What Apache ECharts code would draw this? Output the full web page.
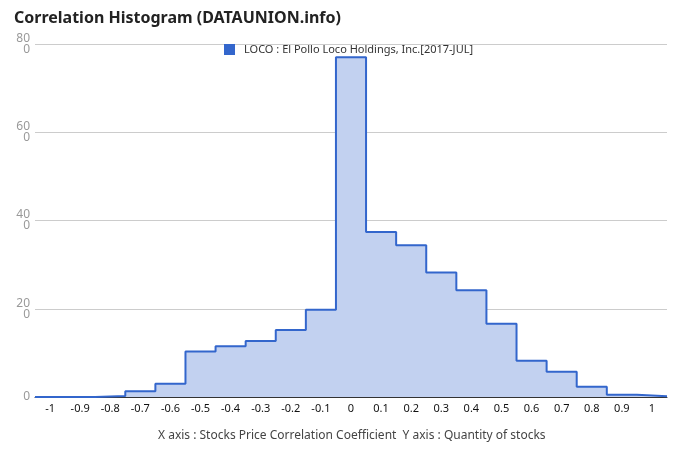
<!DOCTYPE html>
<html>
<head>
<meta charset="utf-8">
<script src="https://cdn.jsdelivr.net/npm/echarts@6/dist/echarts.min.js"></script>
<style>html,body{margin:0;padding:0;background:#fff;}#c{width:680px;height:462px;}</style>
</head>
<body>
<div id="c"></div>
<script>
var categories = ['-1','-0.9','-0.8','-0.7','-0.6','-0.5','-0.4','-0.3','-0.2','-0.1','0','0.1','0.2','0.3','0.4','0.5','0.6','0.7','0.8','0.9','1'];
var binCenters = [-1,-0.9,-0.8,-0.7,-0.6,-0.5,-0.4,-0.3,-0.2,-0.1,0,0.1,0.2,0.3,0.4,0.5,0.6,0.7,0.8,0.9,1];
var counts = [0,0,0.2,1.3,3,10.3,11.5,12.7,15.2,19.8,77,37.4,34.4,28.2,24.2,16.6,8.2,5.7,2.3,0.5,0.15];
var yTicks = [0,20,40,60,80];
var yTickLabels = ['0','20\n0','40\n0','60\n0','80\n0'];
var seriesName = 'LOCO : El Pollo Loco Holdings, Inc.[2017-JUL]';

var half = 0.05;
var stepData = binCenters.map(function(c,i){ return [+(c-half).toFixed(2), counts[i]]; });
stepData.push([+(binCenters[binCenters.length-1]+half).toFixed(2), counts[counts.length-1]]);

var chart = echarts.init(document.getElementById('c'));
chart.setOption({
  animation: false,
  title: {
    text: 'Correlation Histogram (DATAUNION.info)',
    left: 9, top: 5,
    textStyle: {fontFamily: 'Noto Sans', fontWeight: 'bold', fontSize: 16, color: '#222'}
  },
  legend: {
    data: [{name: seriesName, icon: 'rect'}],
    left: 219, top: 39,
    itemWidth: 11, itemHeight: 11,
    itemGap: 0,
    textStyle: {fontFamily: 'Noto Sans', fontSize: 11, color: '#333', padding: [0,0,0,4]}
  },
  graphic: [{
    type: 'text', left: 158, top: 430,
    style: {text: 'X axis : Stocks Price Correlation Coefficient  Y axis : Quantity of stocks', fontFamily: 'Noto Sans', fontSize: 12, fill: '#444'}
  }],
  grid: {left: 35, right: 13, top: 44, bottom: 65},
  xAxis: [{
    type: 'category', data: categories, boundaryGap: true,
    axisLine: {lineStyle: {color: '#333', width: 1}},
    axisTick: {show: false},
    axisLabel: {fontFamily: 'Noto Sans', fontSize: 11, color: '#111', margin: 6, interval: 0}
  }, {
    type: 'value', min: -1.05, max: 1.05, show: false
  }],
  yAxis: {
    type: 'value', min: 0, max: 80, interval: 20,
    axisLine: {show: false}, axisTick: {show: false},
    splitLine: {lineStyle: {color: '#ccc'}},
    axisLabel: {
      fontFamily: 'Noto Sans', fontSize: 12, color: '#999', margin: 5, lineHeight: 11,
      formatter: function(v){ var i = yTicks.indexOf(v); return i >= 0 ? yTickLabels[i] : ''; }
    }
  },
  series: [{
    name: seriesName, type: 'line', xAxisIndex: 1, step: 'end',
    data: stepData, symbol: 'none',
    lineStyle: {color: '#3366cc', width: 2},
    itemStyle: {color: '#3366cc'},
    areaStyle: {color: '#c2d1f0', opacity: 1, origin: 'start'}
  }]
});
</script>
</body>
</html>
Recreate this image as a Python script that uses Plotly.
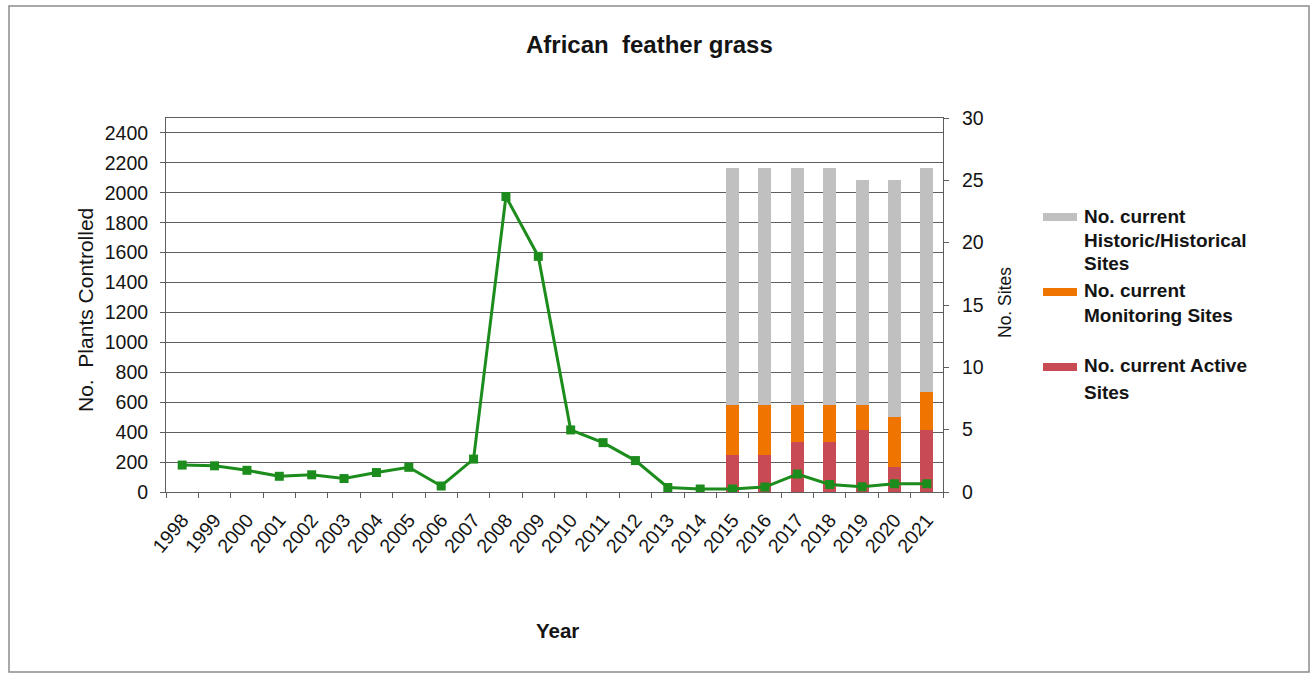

**Exercise directions**. Reproduce the whole listing word for word, setting aside any pictures.

**Reply to the exercise**.
What Apache ECharts code would draw this? Output the full web page.
<!DOCTYPE html>
<html>
<head>
<meta charset="utf-8">
<script src="https://cdn.jsdelivr.net/npm/echarts@6/dist/echarts.min.js"></script>
<style>html,body{margin:0;padding:0;background:#fff;}#c{width:680px;height:462px;}</style>
</head>
<body>
<div id="c"></div>
<script>
var categories = ['-1','-0.9','-0.8','-0.7','-0.6','-0.5','-0.4','-0.3','-0.2','-0.1','0','0.1','0.2','0.3','0.4','0.5','0.6','0.7','0.8','0.9','1'];
var binCenters = [-1,-0.9,-0.8,-0.7,-0.6,-0.5,-0.4,-0.3,-0.2,-0.1,0,0.1,0.2,0.3,0.4,0.5,0.6,0.7,0.8,0.9,1];
var counts = [0,0,0.2,1.3,3,10.3,11.5,12.7,15.2,19.8,77,37.4,34.4,28.2,24.2,16.6,8.2,5.7,2.3,0.5,0.15];
var yTicks = [0,20,40,60,80];
var yTickLabels = ['0','20\n0','40\n0','60\n0','80\n0'];
var seriesName = 'LOCO : El Pollo Loco Holdings, Inc.[2017-JUL]';

var half = 0.05;
var stepData = binCenters.map(function(c,i){ return [+(c-half).toFixed(2), counts[i]]; });
stepData.push([+(binCenters[binCenters.length-1]+half).toFixed(2), counts[counts.length-1]]);

var chart = echarts.init(document.getElementById('c'));
chart.setOption({
  animation: false,
  title: {
    text: 'Correlation Histogram (DATAUNION.info)',
    left: 9, top: 5,
    textStyle: {fontFamily: 'Noto Sans', fontWeight: 'bold', fontSize: 16, color: '#222'}
  },
  legend: {
    data: [{name: seriesName, icon: 'rect'}],
    left: 219, top: 39,
    itemWidth: 11, itemHeight: 11,
    itemGap: 0,
    textStyle: {fontFamily: 'Noto Sans', fontSize: 11, color: '#333', padding: [0,0,0,4]}
  },
  graphic: [{
    type: 'text', left: 158, top: 430,
    style: {text: 'X axis : Stocks Price Correlation Coefficient  Y axis : Quantity of stocks', fontFamily: 'Noto Sans', fontSize: 12, fill: '#444'}
  }],
  grid: {left: 35, right: 13, top: 44, bottom: 65},
  xAxis: [{
    type: 'category', data: categories, boundaryGap: true,
    axisLine: {lineStyle: {color: '#333', width: 1}},
    axisTick: {show: false},
    axisLabel: {fontFamily: 'Noto Sans', fontSize: 11, color: '#111', margin: 6, interval: 0}
  }, {
    type: 'value', min: -1.05, max: 1.05, show: false
  }],
  yAxis: {
    type: 'value', min: 0, max: 80, interval: 20,
    axisLine: {show: false}, axisTick: {show: false},
    splitLine: {lineStyle: {color: '#ccc'}},
    axisLabel: {
      fontFamily: 'Noto Sans', fontSize: 12, color: '#999', margin: 5, lineHeight: 11,
      formatter: function(v){ var i = yTicks.indexOf(v); return i >= 0 ? yTickLabels[i] : ''; }
    }
  },
  series: [{
    name: seriesName, type: 'line', xAxisIndex: 1, step: 'end',
    data: stepData, symbol: 'none',
    lineStyle: {color: '#3366cc', width: 2},
    itemStyle: {color: '#3366cc'},
    areaStyle: {color: '#c2d1f0', opacity: 1, origin: 'start'}
  }]
});
</script>
</body>
</html>
Recreate this image as a Python script that uses Plotly.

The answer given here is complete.